Svariati i motivi alla base di esse: in Colombia per colmare la disparità sociale; in Somalia per la spartizione del potere tra i “Signori della guerra”; in Congo per diamanti, oro e coltan; in Siria per rovesciare il Governo; in Eritrea-Etiopia per ridisegnare i confini territoriali; in Kurdistan per il riconoscimento dell’ autonomia; in Libia per il controllo delle riserve petrolifere. E avanti…
Non c’è mai stato un anno a memoria d’uomo, e quindi grossomodo a cominciare dalle prime testimonianze di cinquemila anni fa, in cui non si siano combattute guerre. Perchemmai le cose dovrebbero cambiare proprio adesso?

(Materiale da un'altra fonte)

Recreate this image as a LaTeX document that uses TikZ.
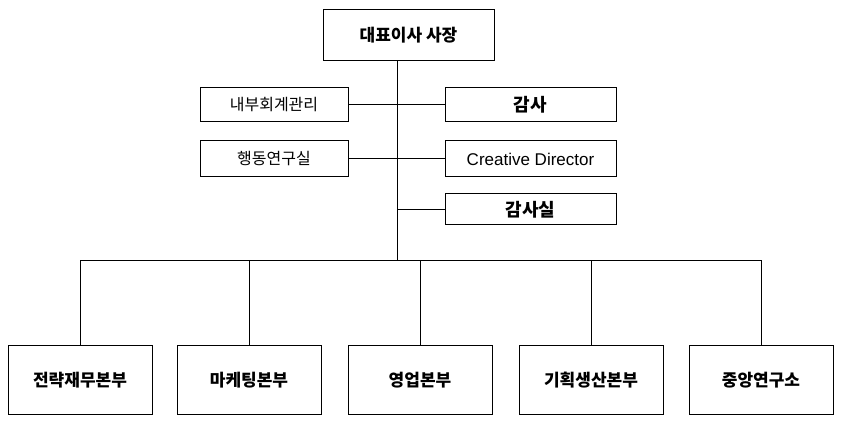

Con quali scuse, visto che non ci sono ragioni, dovremmo mentire e mentirci, e dire a Mia che da domani cambierà, che abbiamo imparato per sempre la lezione, e che lei è nata proprio per questo: per cambiare il mondo? A Mia e a questo suo nome, che non le è stato dato perché è parso eufonico ai genitori, ma perché in ucraino significa Pace, e voleva essere beneaugurale o, con più pretesa, profetico?
In italiano da sostantivo si trasforma per un caso singolare in un aggettivo di possesso. Mia di ognuno, e quindi Mia di tutti: Nostra. Questa Pace ideale che rappresenta, la possiamo sentire come condivisione, o, di più, come comunione. Ma non possiamo farne verità.
La storia non è, non può permettersi di essere fino in fondo maestra.
I suoi insegnamenti, quando ci sono discepoli attenti, al massimo superano precarietà, tamponano situazioni, conquistano agi e comodità. Ma se dovessero guidarci a comprendere il suo messaggio ultimo, più radicale e perciò più vero, si vedrebbe che la garanzia della pace la storia non la può dare, e scommetterci sopra è un andare contro la storia stessa, è negarla, perché essa per sua essenza  vive nella dialettica della contrapposizione.
Di conseguenza è un azzardo cui siamo disposti a causa del nostro naturale egoismo di comunque andare avanti, e credere che le guerre e le catastrofi, le malattie, le tragedie collettive o individuali, saranno di altri e di altri luoghi e, se nostre, di un indeterminato futuro oltre l’orizzonte.
Perché non sappiamo pensare superando il desiderio.
Invece è certo il contrario. Basta uscire dal guscio e guardarci dentro, e uscire dall’uscio e guardarci attorno. Vedremo che non c’è bisogno di attendere: sta già accadendo.
Non volevamo filosofare prima, e non vogliamo poetare adesso; ma è difficile sfuggire al ronzare insistente  che  ad ogni foto, notizia, filmato o racconto che arrivi dal fronte si impone sotto la forma dei versi scarni e definitivi di chi la disfatta dei corpi e delle coscienze l’ha vissuta nel fango e nel sangue della trincea sulla propria pelle:
“Si sta come
d’autunno
sugli alberi
le foglie”.
Parole che abbandonate le antologie, ora si aggirano tra macerie, cadaveri e cani macilenti.
E nelle urla non meno che nel silenzio, uno sbuffo più forte di vento è in agguato. E l’ansia sale.